Despite a 22% decline in its third-quarter profit, Ford (F) raced ahead of Wall Street expectations and raised its full-year outlook on a brighter forecast for the European auto market.

The second-largest U.S. automaker is now looking to post a pretax profit higher than last year’s $8 billion, while losses in Europe are expected to narrow. Ford previously estimated both figures would remain level year-over-year.

Ford also upped its margin view, projecting to top its 2012 automotive operating margin of 5.3%.

Shares jumped 2.9% to $18.03 in pre-market trading Thursday. The stock was already up 35.3% on the year as of Wednesday’s close.

The Dearborn, Mich., company’s net income fell to $1.27 billion, or 31 cents a share, from $1.63 billion, or 21 cents a share, in the year-ago period. The latest period included $250 million in European restructuring charges and another $145 million in charges related to employee pensions.

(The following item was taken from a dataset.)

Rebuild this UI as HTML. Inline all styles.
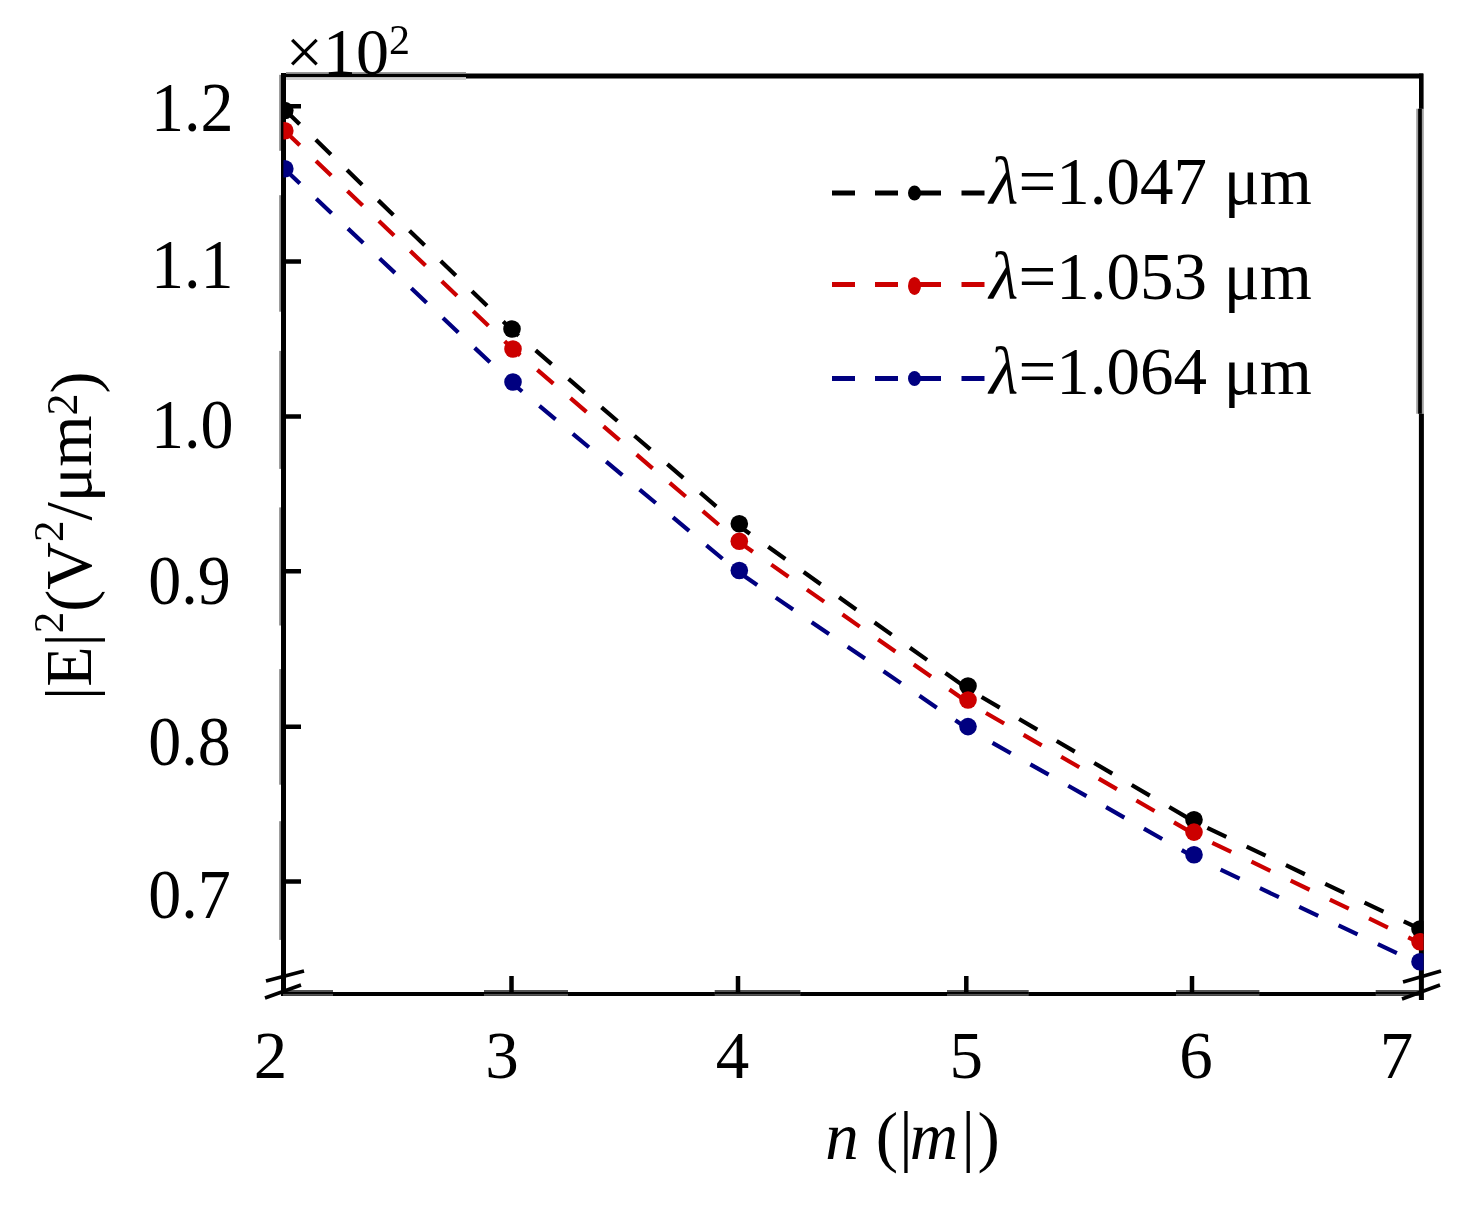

Excluding those one-time items, Ford logged adjusted earnings of 45 cents a share to beat the 38 cents expected by analysts.

Revenue climbed 12% to $36 billion, which topped estimates by about $1 billion.

The third quarter marked the first time in more than two years that Ford saw a combined profit in its three international regions.

Ford’s North American pre-tax profit was roughly flat at $2.3 billion. The car maker had a $159 million pre-tax profit in South America, well above the $9 million reported last year. Earnings nearly tripled in Asia Pacific and Africa to $126 million.

In Europe, Ford narrowed its losses to $228 million from $470 million. The company said revenue in the lagging European auto market was up 12% amid higher volume.

Earlier this month, Ford bucked a downward trend in the industry to post a 5.8% increase in September U.S. sales. Most of its rivals saw weaker demand year-over-year since Labor Day sales were included in August sales reports.

Ford’s U.S. sales are up 12% through the third quarter.

The automaker did cut its anticipated fourth-quarter production in North America to 770,000 vehicles, 15,000 fewer than its prior estimate. But that would still reflect an improvement of 35,000 vehicles compared to a year ago.